OBJECTIVE: In how many lines of the data does the word "that" appear? Give the number by itself.
====== EXERCISE DATA ======
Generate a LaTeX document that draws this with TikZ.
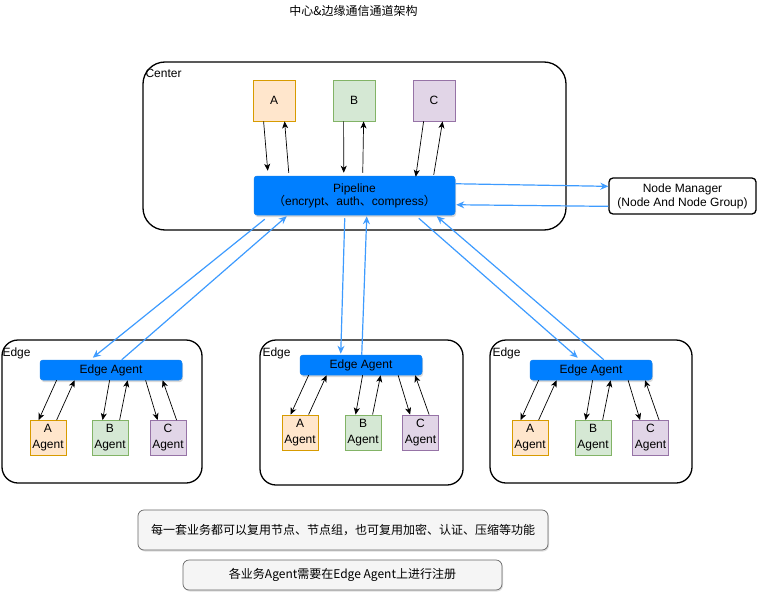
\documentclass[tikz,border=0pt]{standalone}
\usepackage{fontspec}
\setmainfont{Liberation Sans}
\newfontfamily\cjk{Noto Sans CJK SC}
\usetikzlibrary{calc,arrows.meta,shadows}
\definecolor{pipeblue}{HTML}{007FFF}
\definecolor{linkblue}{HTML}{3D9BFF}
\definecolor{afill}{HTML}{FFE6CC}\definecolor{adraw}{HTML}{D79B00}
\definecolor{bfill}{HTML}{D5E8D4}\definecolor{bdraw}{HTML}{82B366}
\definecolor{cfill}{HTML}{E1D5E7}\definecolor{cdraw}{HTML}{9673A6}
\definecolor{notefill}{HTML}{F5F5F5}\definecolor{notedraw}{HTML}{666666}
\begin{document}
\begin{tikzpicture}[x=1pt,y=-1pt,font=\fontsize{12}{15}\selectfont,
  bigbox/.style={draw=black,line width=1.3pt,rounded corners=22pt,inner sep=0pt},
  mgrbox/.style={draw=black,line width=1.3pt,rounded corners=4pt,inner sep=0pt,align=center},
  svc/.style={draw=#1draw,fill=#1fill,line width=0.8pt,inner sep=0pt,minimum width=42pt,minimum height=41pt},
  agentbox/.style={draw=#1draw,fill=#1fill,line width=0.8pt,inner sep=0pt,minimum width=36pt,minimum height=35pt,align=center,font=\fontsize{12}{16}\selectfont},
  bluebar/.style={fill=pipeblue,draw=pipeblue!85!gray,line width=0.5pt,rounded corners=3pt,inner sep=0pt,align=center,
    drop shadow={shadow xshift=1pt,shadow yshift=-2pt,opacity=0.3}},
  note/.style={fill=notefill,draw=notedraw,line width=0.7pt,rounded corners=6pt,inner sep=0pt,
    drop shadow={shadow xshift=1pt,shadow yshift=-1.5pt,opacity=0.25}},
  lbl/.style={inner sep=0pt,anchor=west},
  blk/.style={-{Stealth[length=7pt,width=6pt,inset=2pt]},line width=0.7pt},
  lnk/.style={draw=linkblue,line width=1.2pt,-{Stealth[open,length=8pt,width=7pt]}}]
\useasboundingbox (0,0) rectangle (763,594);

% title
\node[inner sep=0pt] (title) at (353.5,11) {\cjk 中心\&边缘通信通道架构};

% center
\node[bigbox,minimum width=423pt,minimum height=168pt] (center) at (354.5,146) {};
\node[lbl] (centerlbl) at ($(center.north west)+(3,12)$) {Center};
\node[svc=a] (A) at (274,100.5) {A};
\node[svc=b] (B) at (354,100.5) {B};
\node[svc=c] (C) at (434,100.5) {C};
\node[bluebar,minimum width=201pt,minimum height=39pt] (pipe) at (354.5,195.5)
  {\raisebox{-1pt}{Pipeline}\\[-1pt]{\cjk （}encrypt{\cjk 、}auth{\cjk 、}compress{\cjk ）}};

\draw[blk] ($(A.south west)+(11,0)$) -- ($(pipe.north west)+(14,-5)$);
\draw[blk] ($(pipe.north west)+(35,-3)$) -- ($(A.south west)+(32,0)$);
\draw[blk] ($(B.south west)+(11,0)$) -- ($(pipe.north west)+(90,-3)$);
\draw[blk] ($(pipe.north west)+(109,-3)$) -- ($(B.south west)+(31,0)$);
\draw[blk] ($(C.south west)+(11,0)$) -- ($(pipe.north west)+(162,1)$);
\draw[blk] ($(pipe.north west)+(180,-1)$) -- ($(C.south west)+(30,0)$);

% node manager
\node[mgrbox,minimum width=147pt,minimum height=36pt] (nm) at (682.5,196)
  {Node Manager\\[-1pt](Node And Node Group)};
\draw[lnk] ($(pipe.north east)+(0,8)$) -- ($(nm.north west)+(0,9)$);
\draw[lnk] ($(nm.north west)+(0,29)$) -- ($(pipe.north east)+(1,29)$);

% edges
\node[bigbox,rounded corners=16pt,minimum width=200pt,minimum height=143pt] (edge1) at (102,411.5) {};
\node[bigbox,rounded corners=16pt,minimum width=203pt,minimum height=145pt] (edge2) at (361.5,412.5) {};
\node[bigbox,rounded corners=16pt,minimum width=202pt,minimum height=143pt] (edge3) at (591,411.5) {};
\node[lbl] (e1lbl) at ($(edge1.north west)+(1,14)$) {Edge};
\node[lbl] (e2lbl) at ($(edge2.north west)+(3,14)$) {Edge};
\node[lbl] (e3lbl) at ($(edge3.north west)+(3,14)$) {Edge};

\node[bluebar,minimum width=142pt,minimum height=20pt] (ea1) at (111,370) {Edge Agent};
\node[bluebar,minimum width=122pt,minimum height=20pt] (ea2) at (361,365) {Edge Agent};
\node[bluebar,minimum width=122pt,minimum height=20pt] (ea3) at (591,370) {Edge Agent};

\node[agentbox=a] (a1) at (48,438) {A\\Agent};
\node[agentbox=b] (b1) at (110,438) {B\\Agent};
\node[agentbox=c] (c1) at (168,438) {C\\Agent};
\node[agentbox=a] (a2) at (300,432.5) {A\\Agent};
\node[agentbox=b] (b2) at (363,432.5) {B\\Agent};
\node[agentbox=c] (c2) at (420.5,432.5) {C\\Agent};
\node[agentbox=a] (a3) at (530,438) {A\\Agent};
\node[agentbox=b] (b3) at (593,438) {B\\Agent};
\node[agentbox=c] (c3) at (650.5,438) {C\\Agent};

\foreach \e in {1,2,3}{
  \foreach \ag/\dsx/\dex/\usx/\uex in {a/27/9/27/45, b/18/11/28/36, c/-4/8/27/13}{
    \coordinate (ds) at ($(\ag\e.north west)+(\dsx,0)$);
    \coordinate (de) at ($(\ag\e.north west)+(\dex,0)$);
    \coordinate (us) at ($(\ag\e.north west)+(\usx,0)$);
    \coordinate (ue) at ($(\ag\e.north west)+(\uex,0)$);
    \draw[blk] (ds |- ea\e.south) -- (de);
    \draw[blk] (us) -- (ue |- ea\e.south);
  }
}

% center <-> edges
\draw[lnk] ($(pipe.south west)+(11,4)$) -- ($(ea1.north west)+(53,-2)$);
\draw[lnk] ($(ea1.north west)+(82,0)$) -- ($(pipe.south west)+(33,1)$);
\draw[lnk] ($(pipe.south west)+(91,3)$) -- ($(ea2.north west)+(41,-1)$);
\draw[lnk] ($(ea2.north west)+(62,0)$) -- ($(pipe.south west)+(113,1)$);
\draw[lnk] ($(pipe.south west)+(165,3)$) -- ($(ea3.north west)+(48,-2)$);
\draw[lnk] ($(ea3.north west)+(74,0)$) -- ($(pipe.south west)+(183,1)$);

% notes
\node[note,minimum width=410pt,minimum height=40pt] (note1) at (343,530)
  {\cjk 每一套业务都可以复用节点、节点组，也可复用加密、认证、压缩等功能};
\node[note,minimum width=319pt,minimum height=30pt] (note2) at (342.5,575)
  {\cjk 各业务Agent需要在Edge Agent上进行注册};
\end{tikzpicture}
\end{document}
======
====== EXERCISE DATA ======
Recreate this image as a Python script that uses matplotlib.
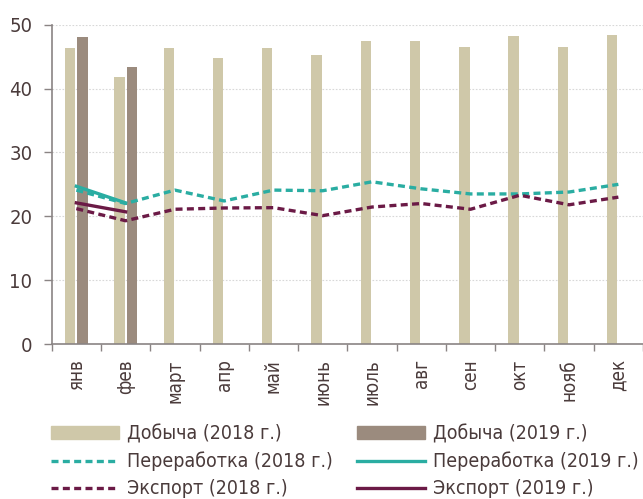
======
====== EXERCISE DATA ======
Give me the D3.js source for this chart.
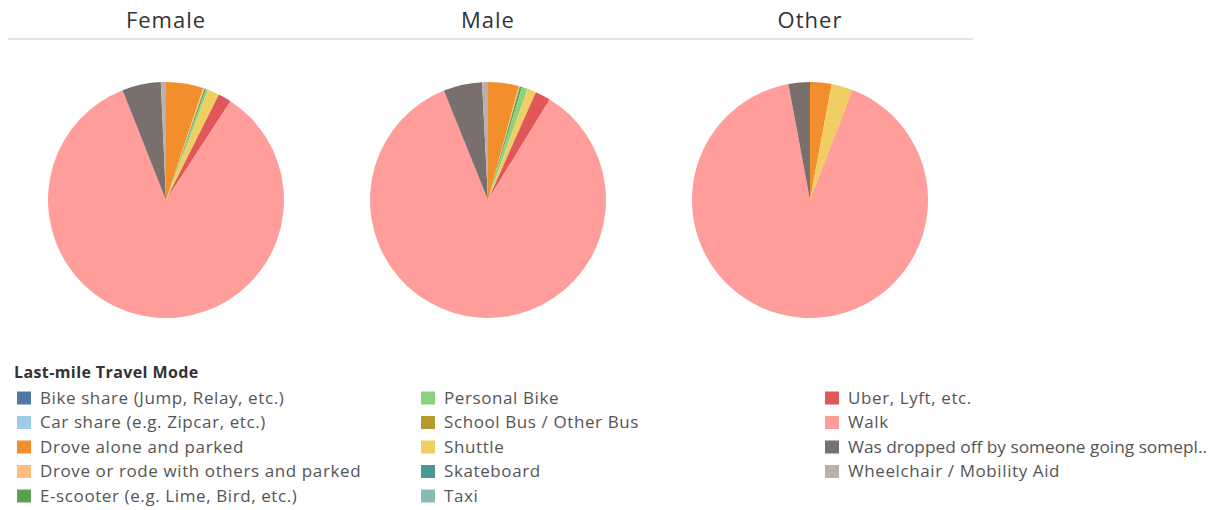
======
SOLVED PROBLEM: 2